*Required work:*
Give again, verbatim, the lines between the line that contains "Convert this diagram to TikZ code." and the line that contains "(title) at (663,35)", counting both ends. Pictures are excluded from the copy.
START Supplied entries
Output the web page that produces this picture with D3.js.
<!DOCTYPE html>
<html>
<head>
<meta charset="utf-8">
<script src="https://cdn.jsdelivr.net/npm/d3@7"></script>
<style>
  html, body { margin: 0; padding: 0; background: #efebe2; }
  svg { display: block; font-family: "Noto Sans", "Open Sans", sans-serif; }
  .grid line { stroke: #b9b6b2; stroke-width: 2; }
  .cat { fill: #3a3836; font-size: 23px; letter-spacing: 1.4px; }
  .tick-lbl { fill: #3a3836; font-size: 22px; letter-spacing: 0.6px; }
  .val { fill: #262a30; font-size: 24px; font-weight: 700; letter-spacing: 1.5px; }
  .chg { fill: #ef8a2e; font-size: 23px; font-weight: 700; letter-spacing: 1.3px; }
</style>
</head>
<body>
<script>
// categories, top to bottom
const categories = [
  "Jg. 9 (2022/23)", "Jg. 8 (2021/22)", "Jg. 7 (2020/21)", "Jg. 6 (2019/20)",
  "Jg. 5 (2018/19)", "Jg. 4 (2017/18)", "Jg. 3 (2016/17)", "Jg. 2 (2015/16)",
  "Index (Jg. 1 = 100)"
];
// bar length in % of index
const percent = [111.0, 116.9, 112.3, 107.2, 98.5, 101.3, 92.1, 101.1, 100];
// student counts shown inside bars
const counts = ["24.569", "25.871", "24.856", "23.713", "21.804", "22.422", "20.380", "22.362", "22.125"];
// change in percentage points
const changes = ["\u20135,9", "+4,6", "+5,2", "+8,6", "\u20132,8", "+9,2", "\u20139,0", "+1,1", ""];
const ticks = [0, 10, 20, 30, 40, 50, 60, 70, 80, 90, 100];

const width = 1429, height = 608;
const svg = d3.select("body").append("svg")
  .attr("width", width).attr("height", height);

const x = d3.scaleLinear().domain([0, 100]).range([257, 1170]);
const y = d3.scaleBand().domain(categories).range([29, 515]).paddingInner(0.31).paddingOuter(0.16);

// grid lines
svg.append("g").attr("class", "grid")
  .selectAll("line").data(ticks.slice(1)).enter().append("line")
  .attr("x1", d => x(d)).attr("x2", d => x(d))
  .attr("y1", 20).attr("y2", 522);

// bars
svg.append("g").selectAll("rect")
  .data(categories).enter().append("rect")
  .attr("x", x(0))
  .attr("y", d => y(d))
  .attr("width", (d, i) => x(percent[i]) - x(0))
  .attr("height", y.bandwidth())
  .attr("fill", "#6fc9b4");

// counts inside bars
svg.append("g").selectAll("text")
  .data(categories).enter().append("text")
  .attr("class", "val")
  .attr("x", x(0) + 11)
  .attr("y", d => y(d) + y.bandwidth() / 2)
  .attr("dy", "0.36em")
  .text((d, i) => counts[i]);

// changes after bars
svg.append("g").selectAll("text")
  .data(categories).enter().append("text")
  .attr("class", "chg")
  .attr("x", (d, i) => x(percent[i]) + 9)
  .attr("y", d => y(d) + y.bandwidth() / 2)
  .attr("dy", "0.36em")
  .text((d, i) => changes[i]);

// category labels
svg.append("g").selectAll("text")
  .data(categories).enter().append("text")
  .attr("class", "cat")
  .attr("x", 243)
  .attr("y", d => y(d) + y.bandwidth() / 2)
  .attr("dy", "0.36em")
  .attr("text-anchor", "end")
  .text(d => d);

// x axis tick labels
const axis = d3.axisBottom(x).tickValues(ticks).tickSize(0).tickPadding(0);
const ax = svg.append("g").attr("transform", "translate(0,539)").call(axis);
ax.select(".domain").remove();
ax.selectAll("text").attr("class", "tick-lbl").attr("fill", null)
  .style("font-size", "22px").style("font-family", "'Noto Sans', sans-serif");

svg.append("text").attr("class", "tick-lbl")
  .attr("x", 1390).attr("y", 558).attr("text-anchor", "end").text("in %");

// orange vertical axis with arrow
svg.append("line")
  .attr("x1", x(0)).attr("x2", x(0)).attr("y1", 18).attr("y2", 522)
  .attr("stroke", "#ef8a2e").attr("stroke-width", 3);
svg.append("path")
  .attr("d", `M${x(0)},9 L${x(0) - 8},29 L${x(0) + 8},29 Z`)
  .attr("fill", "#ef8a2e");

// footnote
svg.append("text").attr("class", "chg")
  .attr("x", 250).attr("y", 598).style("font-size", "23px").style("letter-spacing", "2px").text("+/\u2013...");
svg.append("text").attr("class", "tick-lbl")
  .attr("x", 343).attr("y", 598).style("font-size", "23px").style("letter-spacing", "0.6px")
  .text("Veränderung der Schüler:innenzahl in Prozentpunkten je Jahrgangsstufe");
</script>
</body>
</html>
END Supplied entries
START Supplied entries
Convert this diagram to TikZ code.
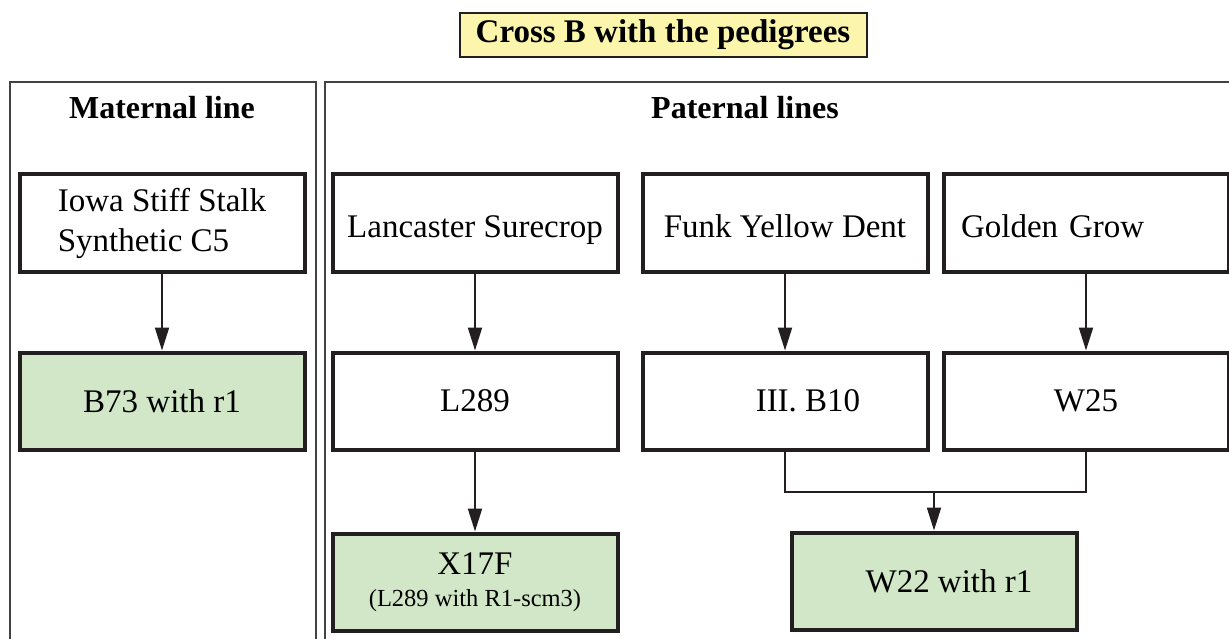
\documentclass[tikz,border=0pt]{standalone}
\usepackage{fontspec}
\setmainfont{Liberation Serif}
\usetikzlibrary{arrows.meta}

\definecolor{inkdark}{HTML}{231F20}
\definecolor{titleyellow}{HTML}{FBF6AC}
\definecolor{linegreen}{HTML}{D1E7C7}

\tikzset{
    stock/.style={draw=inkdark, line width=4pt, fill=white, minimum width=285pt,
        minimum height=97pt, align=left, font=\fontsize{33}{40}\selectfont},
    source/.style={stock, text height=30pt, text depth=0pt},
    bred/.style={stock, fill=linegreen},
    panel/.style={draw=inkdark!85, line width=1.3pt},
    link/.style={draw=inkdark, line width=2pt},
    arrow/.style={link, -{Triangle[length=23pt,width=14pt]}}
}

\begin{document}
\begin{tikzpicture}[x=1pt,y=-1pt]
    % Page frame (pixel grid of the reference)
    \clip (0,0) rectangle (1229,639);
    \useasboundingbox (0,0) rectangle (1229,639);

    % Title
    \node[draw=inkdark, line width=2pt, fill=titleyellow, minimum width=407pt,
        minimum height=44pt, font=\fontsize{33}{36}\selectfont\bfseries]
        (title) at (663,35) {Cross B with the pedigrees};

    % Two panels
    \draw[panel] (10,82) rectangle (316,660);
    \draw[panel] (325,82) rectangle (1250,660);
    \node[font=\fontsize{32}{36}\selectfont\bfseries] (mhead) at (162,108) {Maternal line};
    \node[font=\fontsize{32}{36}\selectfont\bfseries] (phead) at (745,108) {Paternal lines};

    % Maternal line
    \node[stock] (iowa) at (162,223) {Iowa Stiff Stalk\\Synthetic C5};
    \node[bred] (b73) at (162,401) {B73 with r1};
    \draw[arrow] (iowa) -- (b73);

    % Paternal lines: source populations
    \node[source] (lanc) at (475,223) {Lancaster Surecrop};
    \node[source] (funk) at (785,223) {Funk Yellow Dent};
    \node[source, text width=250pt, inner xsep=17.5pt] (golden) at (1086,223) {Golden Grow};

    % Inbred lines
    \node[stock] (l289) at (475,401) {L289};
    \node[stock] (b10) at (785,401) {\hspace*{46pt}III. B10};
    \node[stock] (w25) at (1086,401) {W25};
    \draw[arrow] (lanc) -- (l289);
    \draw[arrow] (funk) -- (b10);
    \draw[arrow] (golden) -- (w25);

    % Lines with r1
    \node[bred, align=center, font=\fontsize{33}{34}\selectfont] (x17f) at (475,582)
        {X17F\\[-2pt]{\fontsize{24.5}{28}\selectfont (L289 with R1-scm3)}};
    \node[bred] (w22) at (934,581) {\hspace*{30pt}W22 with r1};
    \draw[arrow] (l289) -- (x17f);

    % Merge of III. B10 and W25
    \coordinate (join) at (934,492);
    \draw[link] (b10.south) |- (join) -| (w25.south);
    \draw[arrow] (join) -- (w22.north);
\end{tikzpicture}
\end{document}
END Supplied entries
START Supplied entries
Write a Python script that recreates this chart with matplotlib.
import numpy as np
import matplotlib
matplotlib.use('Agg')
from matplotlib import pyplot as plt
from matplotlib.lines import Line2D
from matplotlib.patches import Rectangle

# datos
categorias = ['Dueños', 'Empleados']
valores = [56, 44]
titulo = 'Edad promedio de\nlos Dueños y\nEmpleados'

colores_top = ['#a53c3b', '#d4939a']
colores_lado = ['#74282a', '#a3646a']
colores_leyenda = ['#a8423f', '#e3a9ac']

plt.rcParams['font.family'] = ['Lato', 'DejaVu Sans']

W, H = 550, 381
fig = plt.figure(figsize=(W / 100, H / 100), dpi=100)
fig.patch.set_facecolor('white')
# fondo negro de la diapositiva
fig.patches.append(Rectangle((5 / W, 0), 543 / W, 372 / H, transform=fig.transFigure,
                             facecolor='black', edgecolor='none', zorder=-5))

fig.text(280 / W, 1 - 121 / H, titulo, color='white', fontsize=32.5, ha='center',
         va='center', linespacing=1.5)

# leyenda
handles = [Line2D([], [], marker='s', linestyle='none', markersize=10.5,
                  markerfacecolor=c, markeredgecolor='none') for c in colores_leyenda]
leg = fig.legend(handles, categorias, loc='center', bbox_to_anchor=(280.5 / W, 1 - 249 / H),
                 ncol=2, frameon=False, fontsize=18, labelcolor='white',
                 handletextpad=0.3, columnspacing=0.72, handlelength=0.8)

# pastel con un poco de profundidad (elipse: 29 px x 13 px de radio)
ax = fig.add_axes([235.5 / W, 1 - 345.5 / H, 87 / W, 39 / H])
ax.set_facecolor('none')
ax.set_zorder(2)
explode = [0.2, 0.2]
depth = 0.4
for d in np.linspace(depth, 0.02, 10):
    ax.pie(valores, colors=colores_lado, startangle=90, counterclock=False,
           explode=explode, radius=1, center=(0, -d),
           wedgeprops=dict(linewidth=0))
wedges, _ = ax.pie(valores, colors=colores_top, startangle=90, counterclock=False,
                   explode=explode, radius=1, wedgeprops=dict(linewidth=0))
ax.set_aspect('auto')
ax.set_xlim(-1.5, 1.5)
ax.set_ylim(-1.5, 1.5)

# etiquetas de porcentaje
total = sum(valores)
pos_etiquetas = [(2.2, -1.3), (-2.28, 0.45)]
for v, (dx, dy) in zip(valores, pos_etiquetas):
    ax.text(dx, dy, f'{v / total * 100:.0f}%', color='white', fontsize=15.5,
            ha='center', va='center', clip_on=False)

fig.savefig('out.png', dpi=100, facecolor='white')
END Supplied entries
*Full response:*
Convert this diagram to TikZ code.
\documentclass[tikz,border=0pt]{standalone}
\usepackage{fontspec}
\setmainfont{Liberation Serif}
\usetikzlibrary{arrows.meta}

\definecolor{inkdark}{HTML}{231F20}
\definecolor{titleyellow}{HTML}{FBF6AC}
\definecolor{linegreen}{HTML}{D1E7C7}

\tikzset{
    stock/.style={draw=inkdark, line width=4pt, fill=white, minimum width=285pt,
        minimum height=97pt, align=left, font=\fontsize{33}{40}\selectfont},
    source/.style={stock, text height=30pt, text depth=0pt},
    bred/.style={stock, fill=linegreen},
    panel/.style={draw=inkdark!85, line width=1.3pt},
    link/.style={draw=inkdark, line width=2pt},
    arrow/.style={link, -{Triangle[length=23pt,width=14pt]}}
}

\begin{document}
\begin{tikzpicture}[x=1pt,y=-1pt]
    % Page frame (pixel grid of the reference)
    \clip (0,0) rectangle (1229,639);
    \useasboundingbox (0,0) rectangle (1229,639);

    % Title
    \node[draw=inkdark, line width=2pt, fill=titleyellow, minimum width=407pt,
        minimum height=44pt, font=\fontsize{33}{36}\selectfont\bfseries]
        (title) at (663,35) {Cross B with the pedigrees};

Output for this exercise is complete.